Vedanta Aluminum shares are attracting investor attention following a positive outlook from international brokerage firm CLSA, which anticipates significant growth ahead
Global brokerage firm CLSA initiated coverage on Vedanta Aluminum Metal Limited (VAML) with an “Outperform” rating. The firm set a target price of ₹540 per share, implying an upside potential of over 18% from the previous day’s close. This positive assessment is based on continued global aluminum upcycle and internal cost efficiencies.
CLSA based its target valuation on the company’s estimated fiscal year 2028 enterprise value of six times operating profit. Highlighting the company’s high sensitivity to raw material prices, the brokerage stated that every $100 per tonne change in global aluminum prices changes its internal valuation of the stock by 7%.
Analysts’ expectations come after the large-cap metal producer’s difficult public debut. Vedanta Aluminum shares originally debuted on the National Stock Exchange (NSE) on June 15 at ₹522 per share. This listing followed a major four-way corporate demerger by its parent group to unlock direct investor value.
Following its initial debut, the stock faced volatile price action, falling nearly 13% in the following session to close at ₹456.61 on Tuesday. This correction reduced the company’s total market capitalization from its initial peak of over ₹2 lakh crore to ₹1.78 lakh crore. Market experts view this initial decline as typical price discovery for a newly listed spin-off entity.
According to CLSA, the current global structural shortage in the aluminum market supports a “prolonged high” commodity pricing environment. Global demand remains strong, driven by accelerating trends in electrification and industrial material substitution. Meanwhile, global production limits keep the supply balance tight.

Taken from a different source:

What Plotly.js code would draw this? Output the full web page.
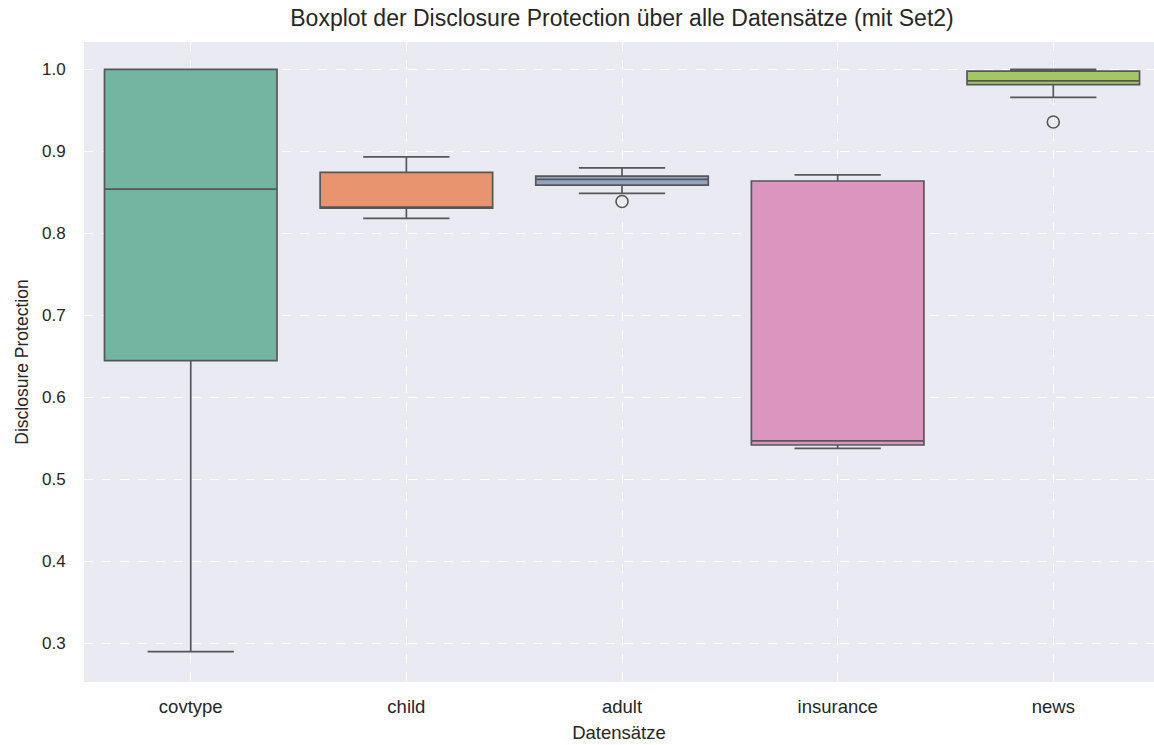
<!DOCTYPE html>
<html>
<head>
<meta charset="utf-8">
<script src="https://cdn.plot.ly/plotly-3.0.1.min.js"></script>
<style>html,body{margin:0;padding:0;background:#fff;}#chart{width:1154px;height:745px;}</style>
</head>
<body>
<div id="chart"></div>
<script>
const categories = ["covtype", "child", "adult", "insurance", "news"];
const q1Values = [0.645, 0.831, 0.859, 0.542, 0.9815];
const medianValues = [0.854, 0.832, 0.866, 0.547, 0.986];
const q3Values = [1.0, 0.8745, 0.870, 0.864, 0.998];
const lowerWhisker = [0.290, 0.8185, 0.849, 0.538, 0.966];
const upperWhisker = [1.0, 0.8935, 0.880, 0.8715, 1.0];
const outlierCats = ["adult", "news"];
const outlierValues = [0.839, 0.936];
const colors = ["#72b6a1", "#e8956f", "#95a3c3", "#db96c0", "#a2c764"];

const lineColor = "#575757";
const traces = categories.map((c, i) => ({
  type: "box",
  x: [c],
  q1: [q1Values[i]],
  median: [medianValues[i]],
  q3: [q3Values[i]],
  lowerfence: [lowerWhisker[i]],
  upperfence: [upperWhisker[i]],
  fillcolor: colors[i],
  line: {color: lineColor, width: 1.7},
  width: 0.8,
  whiskerwidth: 0.5,
  boxpoints: false,
  showlegend: false,
  hoverinfo: "skip"
}));
traces.push({
  type: "scatter",
  mode: "markers",
  x: outlierCats,
  y: outlierValues,
  marker: {symbol: "circle-open", size: 12, color: lineColor, line: {width: 1.6, color: lineColor}},
  showlegend: false,
  hoverinfo: "skip"
});

const layout = {
  width: 1154, height: 745,
  margin: {l: 84, r: 0, t: 42, b: 63},
  paper_bgcolor: "#ffffff",
  plot_bgcolor: "#eaeaf2",
  font: {family: "Liberation Sans, Arial, sans-serif", size: 17, color: "#262626"},
  title: {text: "Boxplot der Disclosure Protection über alle Datensätze (mit Set2)", xref: "container", x: 622 / 1154, xanchor: "center", y: 0.976, yanchor: "middle", font: {size: 23, color: "#262626"}},
  boxmode: "overlay",
  xaxis: {
    type: "category",
    categoryorder: "array",
    categoryarray: categories,
    range: [-0.495, 4.467],
    showgrid: true, gridcolor: "#ffffff", griddash: "dash", gridwidth: 1,
    zeroline: false, showline: false,
    ticks: "outside", ticklen: 8, tickcolor: "rgba(0,0,0,0)",
    tickfont: {size: 18.5},
    title: {text: "Datensätze", font: {size: 18.5}, standoff: 9}
  },
  yaxis: {
    range: [0.253, 1.0335],
    tickvals: [0.3, 0.4, 0.5, 0.6, 0.7, 0.8, 0.9, 1.0],
    ticktext: ["0.3", "0.4", "0.5", "0.6", "0.7", "0.8", "0.9", "1.0"],
    showgrid: true, gridcolor: "#ffffff", griddash: "dash", gridwidth: 1,
    zeroline: false, showline: false,
    ticks: "outside", ticklen: 14, tickcolor: "rgba(0,0,0,0)",
    tickfont: {size: 17},
    title: {text: "Disclosure Protection", font: {size: 17.5}, standoff: 8}
  }
};

Plotly.newPlot("chart", traces, layout, {displayModeBar: false, staticPlot: true});
</script>
</body>
</html>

Global supply growth is expected to be modest, with estimates of 1.5 million tons in 2026 and 1.9 million tons in 2027, primarily coming from Indonesia. Furthermore, volatile prices for upstream production components continue to pose supply risks, benefiting existing producers.

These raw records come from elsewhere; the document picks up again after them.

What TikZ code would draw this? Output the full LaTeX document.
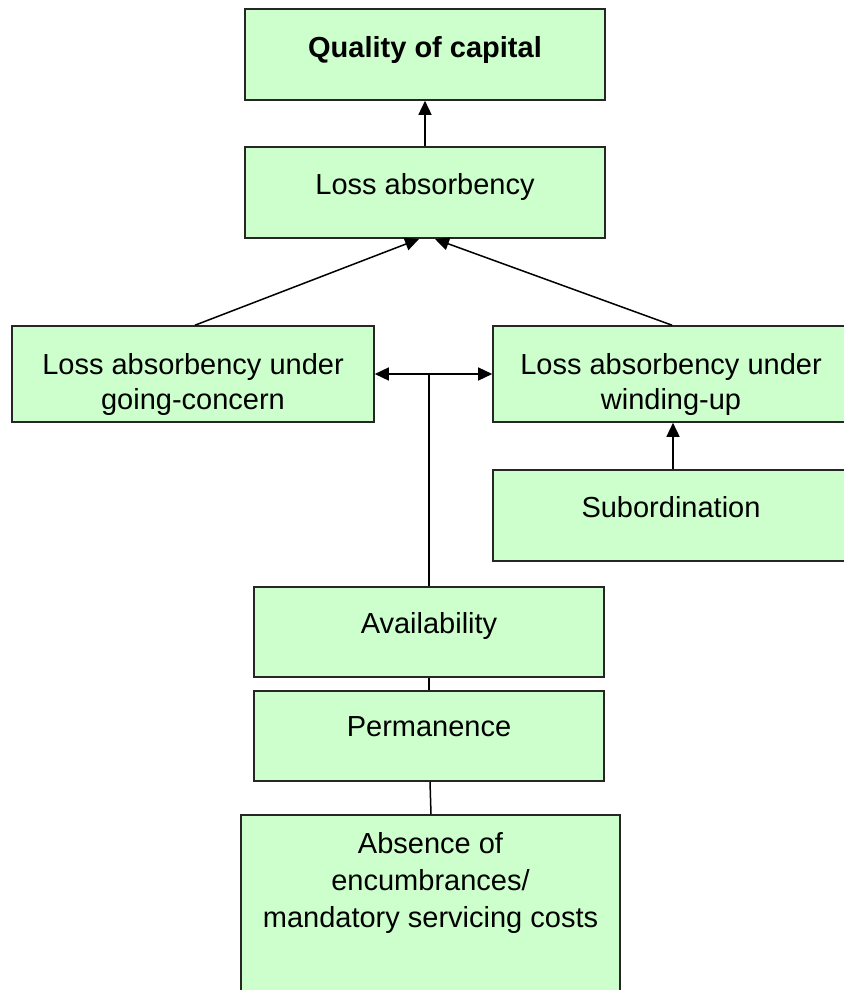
\documentclass[tikz,border=0pt]{standalone}
\usepackage{fontspec}
\setmainfont{Liberation Sans}
\usetikzlibrary{calc,arrows.meta}
\definecolor{boxgreen}{HTML}{CCFFCC}
\tikzset{
  box/.style={draw=black!85, fill=boxgreen, line width=1.6pt, inner sep=0pt, rectangle},
  lbl/.style={inner sep=0pt, align=center, anchor=north, font=\fontsize{29pt}{35pt}\selectfont},
  conn/.style={line width=1.5pt, draw=black},
  arr/.style={conn, -{Triangle[length=14pt,width=13pt]}},
  darr/.style={conn, {Triangle[length=14pt,width=13pt]}-{Triangle[length=14pt,width=13pt]}}
}
\newcommand{\bx}[5]{\node[box, minimum width={#4-#2}, minimum height={#5-#3}] (#1) at ({(#2+#4)/2},{(#3+#5)/2}) {};}
\begin{document}
\begin{tikzpicture}[x=1pt,y=-1pt]
\useasboundingbox (0,0) rectangle (843,990);
\bx{Q}{245}{9}{605}{100}
\bx{LA}{245}{147}{605}{238}
\bx{GC}{12}{326}{374}{422}
\bx{WU}{493}{326}{853}{422}
\bx{SUB}{493}{470}{853}{561}
\bx{AV}{254}{587}{604}{677}
\bx{PE}{254}{691}{604}{781}
\bx{AB}{241}{815}{620}{1005}

\node[lbl, font=\fontsize{29pt}{35pt}\selectfont\bfseries] (tQ) at ($(Q.north)+(0,28)$) {Quality of capital};
\node[lbl] (tLA) at ($(LA.north)+(0,27)$) {Loss absorbency};
\node[lbl] (tGC) at ($(GC.north)+(0,28)$) {Loss absorbency under\\going-concern};
\node[lbl] (tWU) at ($(WU.north)+(-2,28)$) {Loss absorbency under\\winding-up};
\node[lbl] (tSUB) at ($(SUB.north)+(-2,27)$) {Subordination};
\node[lbl] (tAV) at ($(AV.north)+(0,26)$) {Availability};
\node[lbl] (tPE) at ($(PE.north)+(0,26)$) {Permanence};
\node[lbl, font=\fontsize{29pt}{37pt}\selectfont] (tAB) at ($(AB.north)+(0,18)$) {Absence of\\encumbrances/\\mandatory servicing costs};

\coordinate (tipL) at (419,239);
\coordinate (tipR) at (435,239);
\coordinate (junc) at (429,374);

\draw[arr] (LA.north) -- (Q.south);
\draw[arr] (GC.north -| 195,0) -- (tipL);
\draw[arr] (WU.north -| 672,0) -- (tipR);
\draw[darr] (GC.east |- junc) -- (WU.west |- junc);
\draw[conn] (AV.north -| junc) -- (junc);
\draw[conn] (AV.south -| junc) -- (PE.north -| junc);
\draw[conn] (PE.south -| 430,0) -- (AB.north -| 431,0);
\draw[arr] (SUB.north -| 673,0) -- (WU.south -| 673,0);
\end{tikzpicture}
\end{document}
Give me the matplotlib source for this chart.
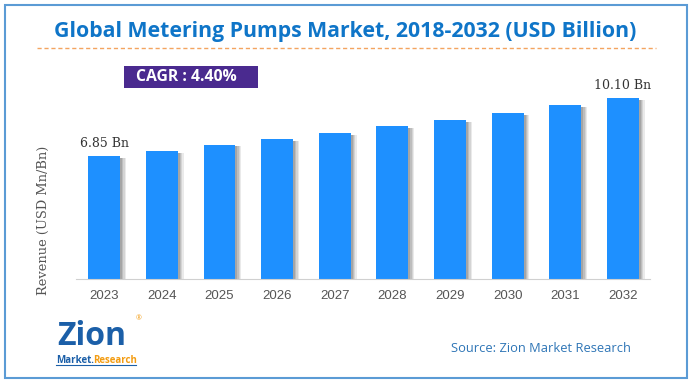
import matplotlib
matplotlib.use("Agg")
import matplotlib.pyplot as plt
from matplotlib.patches import Rectangle

years = ["2023", "2024", "2025", "2026", "2027", "2028", "2029", "2030", "2031", "2032"]
revenue = [6.85, 7.14, 7.49, 7.81, 8.14, 8.53, 8.87, 9.26, 9.70, 10.10]
labels = {0: "6.85 Bn", 9: "10.10 Bn"}
title = "Global Metering Pumps Market, 2018-2032 (USD Billion)"
cagr = "CAGR : 4.40%"
ylabel = "Revenue (USD Mn/Bn)"
source = "Source: Zion Market Research"

sans = "Open Sans"

W, H = 692, 385
fig = plt.figure(figsize=(W / 100, H / 100), dpi=100)
fig.patch.set_facecolor("white")

def fx(px):
    return px / W

def fy(py):
    return 1 - py / H

# outer frame
fig.add_artist(Rectangle((fx(5), fy(378)), fx(682), 373 / H, transform=fig.transFigure,
                         fill=False, edgecolor="#5B9BD5", linewidth=1.5))

# title
fig.text(fx(345), fy(31), title, ha="center", va="center", fontsize=15.3, fontweight="bold",
         color="#0F75C8", family=sans)
# dashed line
fig.add_artist(plt.Line2D([fx(37), fx(656)], [fy(48), fy(48)], transform=fig.transFigure,
                          color="#F4A460", linestyle=(0, (3, 2)), linewidth=1))
# CAGR box
fig.add_artist(Rectangle((fx(124), fy(88)), fx(134), 22 / H, transform=fig.transFigure,
                         facecolor="#4A2A8F", edgecolor="none"))
fig.text(fx(186), fy(77), cagr, ha="center", va="center", fontsize=11.3, fontweight="bold",
         color="white", family=sans)

# axes
left, right, top, bottom = 76, 650, 60, 279
ax = fig.add_axes([fx(left), fy(bottom), fx(right - left), (bottom - top) / H])
scale = 17.93
ax.set_ylim(0, (bottom - top) / scale)
ax.set_xlim(-0.49, 9.47)
x = list(range(len(years)))
bw = 0.555
# shadow layers
for k, a in enumerate([0.10, 0.12, 0.15, 0.18]):
    off = 0.10 - 0.022 * k
    ax.bar([i + off for i in x], [v - 0.1 for v in revenue], width=bw, color="#3a3a3a",
           alpha=a, linewidth=0, zorder=1)
ax.bar(x, revenue, width=bw, color="#1E90FF", linewidth=0, zorder=2)
for i, t in labels.items():
    ax.text(i, revenue[i] + 0.35, t, ha="center", va="bottom", fontsize=9,
            family="DejaVu Serif", color="#333333")
for s in ["top", "right", "left"]:
    ax.spines[s].set_visible(False)
ax.spines["bottom"].set_color("#D0D0D0")
ax.set_yticks([])
ax.set_xticks(x)
ax.set_xticklabels(years, fontsize=9.5, color="#555555", family="Liberation Sans")
ax.tick_params(axis="x", length=0, pad=8)
ax.patch.set_alpha(0)

fig.text(fx(43), fy(220), ylabel, rotation=90, ha="center", va="center", fontsize=9.4,
         family="DejaVu Serif", color="#555555")

fig.text(fx(541), fy(348), source, ha="center", va="center", fontsize=9.3,
         color="#2E75B6", family=sans)

# logo
fig.text(fx(57), fy(345), "Zion", ha="left", va="baseline", fontsize=23, fontweight="bold",
         color="#1B5FA8", family=sans)
fig.text(fx(136), fy(320), "®", ha="left", va="baseline", fontsize=5,
         color="#F39C12", family=sans)
fig.text(fx(56), fy(363), "Market.", ha="left", va="baseline", fontsize=7, fontweight="bold",
         color="#1B5FA8", family=sans)
fig.text(fx(93), fy(363), "Research", ha="left", va="baseline", fontsize=7, fontweight="bold",
         color="#F39C12", family=sans)
fig.add_artist(plt.Line2D([fx(56), fx(136)], [fy(365), fy(365)], transform=fig.transFigure,
                          color="#1B5FA8", linewidth=0.8))

fig.savefig("out.png", dpi=100)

The analyst report states that ongoing backward integration projects will significantly optimize the company’s operations. These efforts are expected to position the manufacturer in the lower 10% of the global production cost curve. With clear visibility on short-term volume growth, the company is positioned to generate strong free cash flow. This financial flexibility is expected to enable shareholders to reduce debt and comfortably fund future dividend distributions.

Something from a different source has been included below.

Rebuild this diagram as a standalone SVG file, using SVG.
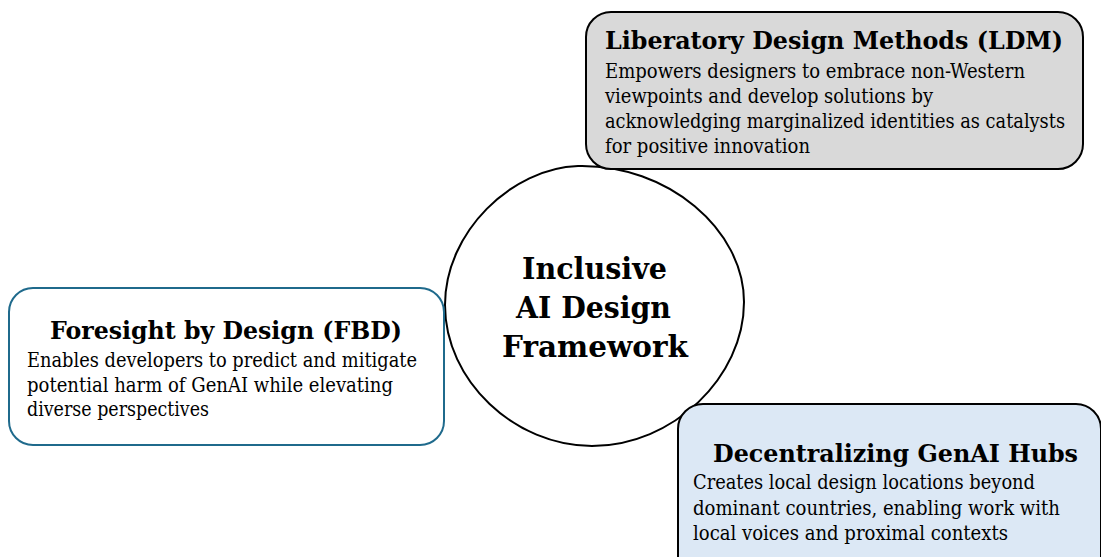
<svg xmlns="http://www.w3.org/2000/svg" width="1101" height="557" viewBox="0 0 1101 557">
<style>
text { font-family: "DejaVu Serif", "Liberation Serif", serif; fill: #000; }
.title { font-weight: bold; font-size: 25px; }
.body { font-family: "DejaVu Serif Condensed", "DejaVu Serif", "Liberation Serif", serif; font-size: 19.5px; }
.center { font-weight: bold; font-size: 30px; }
.box { stroke-width: 2; }
</style>
<rect width="1101" height="557" fill="#ffffff"/>
<g id="connectors"></g>
<g id="center-node">
<path d="M445,305 C445,232 512,168 578,166 C668,164 744,230 744,302 C744,377 673,446 592,446 C515,446 445,381 445,305 Z" fill="#ffffff" stroke="#000" stroke-width="2"/>
<text class="center" x="522" y="279" textLength="145" lengthAdjust="spacingAndGlyphs">Inclusive</text>
<text class="center" x="516" y="318" textLength="155" lengthAdjust="spacingAndGlyphs">AI Design</text>
<text class="center" x="502" y="357" textLength="186" lengthAdjust="spacingAndGlyphs">Framework</text>
</g>
<g id="ldm-node">
<rect class="box" x="586" y="12" width="497" height="157" rx="25" fill="#d9d9d9" stroke="#000"/>
<text class="title" x="605" y="49" textLength="458" lengthAdjust="spacingAndGlyphs">Liberatory Design Methods (LDM)</text>
<text class="body" x="605" y="78" textLength="420" lengthAdjust="spacingAndGlyphs">Empowers designers to embrace non-Western</text>
<text class="body" x="605" y="103" textLength="328" lengthAdjust="spacingAndGlyphs">viewpoints and develop solutions by</text>
<text class="body" x="605" y="128" textLength="460" lengthAdjust="spacingAndGlyphs">acknowledging marginalized identities as catalysts</text>
<text class="body" x="605" y="153" textLength="205" lengthAdjust="spacingAndGlyphs">for positive innovation</text>
</g>
<g id="fbd-node">
<rect class="box" x="9" y="288" width="435" height="157" rx="24" fill="#ffffff" stroke="#1f6a8c"/>
<text class="title" x="50" y="339" textLength="352" lengthAdjust="spacingAndGlyphs">Foresight by Design (FBD)</text>
<text class="body" x="27" y="367" textLength="390" lengthAdjust="spacingAndGlyphs">Enables developers to predict and mitigate</text>
<text class="body" x="27" y="392" textLength="366" lengthAdjust="spacingAndGlyphs">potential harm of GenAI while elevating</text>
<text class="body" x="27" y="416" textLength="182" lengthAdjust="spacingAndGlyphs">diverse perspectives</text>
</g>
<g id="hubs-node">
<rect class="box" x="678" y="404" width="423" height="200" rx="25" fill="#dce8f5" stroke="#000"/>
<text class="title" x="713" y="462" textLength="365" lengthAdjust="spacingAndGlyphs">Decentralizing GenAI Hubs</text>
<text class="body" x="693" y="489" textLength="342" lengthAdjust="spacingAndGlyphs">Creates local design locations beyond</text>
<text class="body" x="693" y="515" textLength="367" lengthAdjust="spacingAndGlyphs">dominant countries, enabling work with</text>
<text class="body" x="693" y="540" textLength="315" lengthAdjust="spacingAndGlyphs">local voices and proximal contexts</text>
</g>
</svg>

Other major financial institutions have also shared a similarly bullish outlook on the newly listed metals giant. Citi recently initiated coverage with a “buy” rating and a target price of ₹560 per share, making the company its top pick in the Indian metals sector. Furthermore, Kotak Institutional Equities assigned a “buy” rating to the stock on June 17, with a fair value target even higher at ₹600 per share.